O opressor vive dentro do oprimido, disse certa vez o amigo ovino e folhudo Leandro Garfunkel Beguoci. Lembro que, quando criança, ensinei os dois dóceis cachorros de minha vizinha a abocanhar uma das galinhas que habitavam o quintal dela. Não me passava pela cabeça a hipótese de que o galináceo fosse um substituto em potencial do Frolic. Apenas pensei que seria legal os cachorros levarem as galinhas pela boca a passear por aí, vejam só que menino simpático eu era. Pois bem, os cachorros pegaram gosto pela coisa e acabaram comendo as duas galinhas do quintal em menos de 48 horas, e, logo a seguir, caçaram dois gatos da vizinhança, se é que minhas sinapses ainda estão conectando corretamente as informações da zona mais empoeirada da memória.
A cena que ficou comigo foi a visão da primeira vítima, uma galinha marrom, agonizando perto do porão, e um dos cachorros, com a cara meiga de sempre, lambuzada de sangue a abanar o rabo sôfrego para mim, com cara de missão cumprida.
Talvez a tênue linha que separar o opressor do oprimido seja a mesma de tantas outras linhas que separam opostos dentro de um mesmo alguém. O conceito de vencedor e perdedor, por exemplo. Já me passei por perdedor dezenas de vezes. As pessoas com quem convivo todas um dia foram perdedores. Aposto um dedo do meu office-boy Felipe Corizza se quem está lendo isso já não se considerou um derrotado, donde conclui-se que os vencedores não existem ou vivem todos a cavalgar pelo Mundo de Marlboro.
Aos 15 anos deixei a escola pública para fazer o colegial nesta entidade mística chamada Colégio Objetivo. A única vantagem de lá era a farta quantidade de mulheres bonitas - ou, como diria Maurício Savarese, existem duas coisas que a burguesia saber fazer: dinheiro e filhas.

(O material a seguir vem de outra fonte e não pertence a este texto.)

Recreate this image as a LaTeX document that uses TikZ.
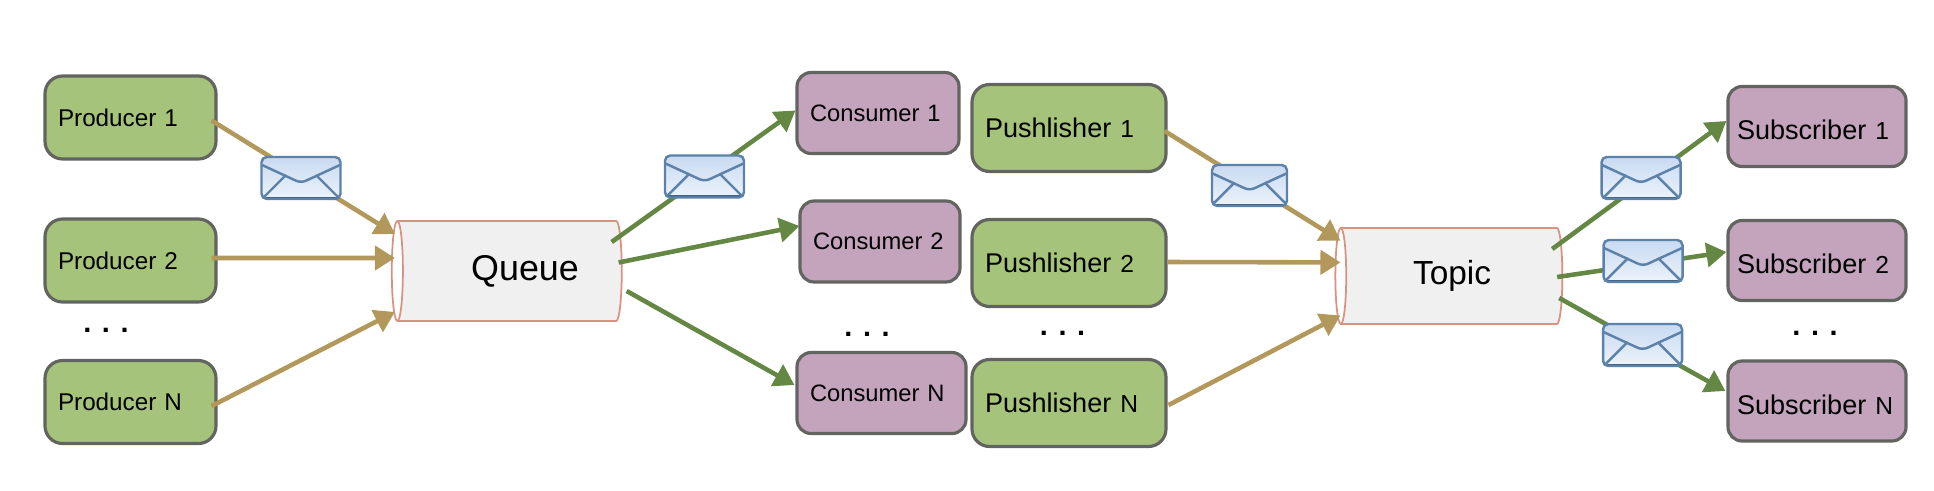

Todo santo dia meu pai até lá me levava num Fusca verde 65 caindo aos pedaços, carro que é o xodó dele até hoje (sempre digo que, ao morrer, Papai Vives vai escrever no testamento: "Deixo meus quatro filhos para meu Fusca verde 65"). Pois bem, além da segunda marcha quase nunca engatar na primeira tentativa, o fusqueta tinha (e tem) mais um rude defeito: ao fechar a porta do passageiro, a portinhola do porta-luvas abre, fazendo o maior escarcéu.Tamanha era a vergonha que todo dia pedia para meu pai me deixar na quadra anterior ao colégio, para que não me vissem saindo de um besouro verde e velho cujo porta-luvas se abria ao fechar a porta.
Não guardo tanto remorso disso, eu tinha 15 anos. Um belo dia você acorda maduro o bastante para, poxa, finalmente entender que o seu pai foi bancário e professor de segundo grau depois de ter tido toda a chance do mundo de virar analfabeto quando criança, destino de boa parte dos que cresceram junto com ele. Logo, não seria o Fusca verde 65 que o transformaria em um derrotado.
Foi essa a história que lembrei ao sair do cinema depois de assistir Pequena Miss Sunshine, que já está para sair de cartaz. Ao que parece, todo mundo que assiste ao filme se lembra de alguma história similar da própria família, já que, pela primeira vez desde que freqüento cinema, o público aplaudiu ao fim da sessão como se fosse uma peça de teatro.
Do filme em si não digo nada. Qualquer comentário que fizer pode estragar o prazer de assistí-lo. E fica a certeza de que é preciso se permitir perder para ser um vencedor, seja lá o que isso queira dizer pra cada um. É isso que vai dar a dosagem entre o opressor e o oprimido dentro desse bicho estranho chamado ser humano.
Posta a conclusão que se fecha com o primeiro parágrafo tal qual redação de segundo grau, voltemos com a programação normal deste que é um blogue másculo e durão.